In all of Canada, Makivik is surely unique. Established in 1975 to administer the funds from the first comprehensive Inuit land claim in Canada, the James Bay Northern Quebec Land Claim Agreement, it has done much more than “administer.”
Politically, culturally and economically, Makivik has led in the building and development of a vibrant region called Nunavik, where between the dualistic nations of Canada and Quebec, Inuit have established their own distinct place and identity.
Makivik’s work demonstrates the extent that modern aboriginal treaties or land claim settlements benefit all partners, governments and Inuit. It has demonstrated the ability to define new relationships between a federal government, a powerful province and a small group of aboriginal citizens, in this case the Inuit of northern Quebec.
Over three decades, Makivik has become a leader within Canada and the world in successfully combining aboriginal rights, political negotiation and business acumen into successful business and economic initiatives that contribute to the national, provincial and regional economies.
The organization has overcome initial and deeply held fears by many Inuit about the loss of aboriginal title and rights to traditional lands. By carefully investing compensation funds and utilizing selected Inuit “titled” lands it has demonstrated the extent Inuit and aboriginal land claims can influence and lead economic and resource development, political development, scientific and environmental research and community infrastructure investment.
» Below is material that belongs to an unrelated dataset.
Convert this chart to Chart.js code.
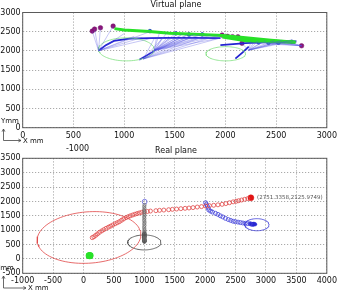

Makivik’s effective working relationship with federal and provincial governments over the years has been guided by committed leaders with consistent approaches in relation to land claims implementation and meeting the ideals of the land claim settlements.
Generally this positive relationship is built and continues to move forward on the basis of the self-government negotiations and agreement in principle as well as completion of the Nunavik Inuit Land Claim Agreement.
Thirty years after the initial claim was signed, Makivik and the Government of Canada concluded a 14-year process with the successful negotiation and creation of the Nunavik Inuit Land Claims Agreement in 2007. This agreement covers offshore areas and islands in the Hudson and Ungava Bay areas.
Throughout its history, Makivik has recognized the importance of participating on the broader national political agenda. Nunavik Inuit were key players during constitutional negotiations in 1982 that affirmed Inuit rights in the Constitution of Canada and offered constitutional protection to comprehensive land claim agreements. Makivik continues to assert a strong national voice through the board of directors of Inuit Tapiriit Kanatami, the national Inuit organization. It has played a key role in developing positions for the First Minister’s meetings, including the Kelowna Accord in 2005, and the apology by the Government of Canada for its policy of “assimilation” associated with Indian Residential Schools which affected Inuit in all regions of Canada.
Makivik is also the leading proponent and advocate for self-government agreement for the Nunavik region that will bring responsibilities for health education and municipal services and transportation under one elected public government.
A core element in Makivik’s mandate is economic development and job creation. It recognizes first and foremost the economic future of Nunavik will continue to depend on renewable and non-renewable natural resources.
In terms of non renewable resources, it is involved in ongoing negotiations and partnerships in both private and public sectors. These include on-going negotiations with Hydro-Québec on existing and proposed James Bay hydro-electric projects, and the mining company Falconbridge Limited regarding the Raglan Nickel Mine. Makivik is also responsible for investing and managing the funds obtained through these negotiations.
The Corporation’s Renewable Resources Development Department operates a nationally recognized research centre in Kuujjuaq which carries out scientific research on wildlife, and the environment. Makivik also supports the hunting fishing and trapping associations in each community, as well as the landholding corporations which administer the lands owned exclusively by Inuit (Category l Lands).
The five-member Makivik executive and 16 members of the board of directors (BOD) are elected by the Inuit residents of Nunavik. A three-member Board of Governors is appointed by the Executive and BOD to serve as a council of elders.
The Inuit of Nunavik, through Makivik Corporation, are strong supporters and participants in the activities of the national Inuit organization, Inuit Tapiriit Kanatami and the international organization, Inuit Circumpolar Council.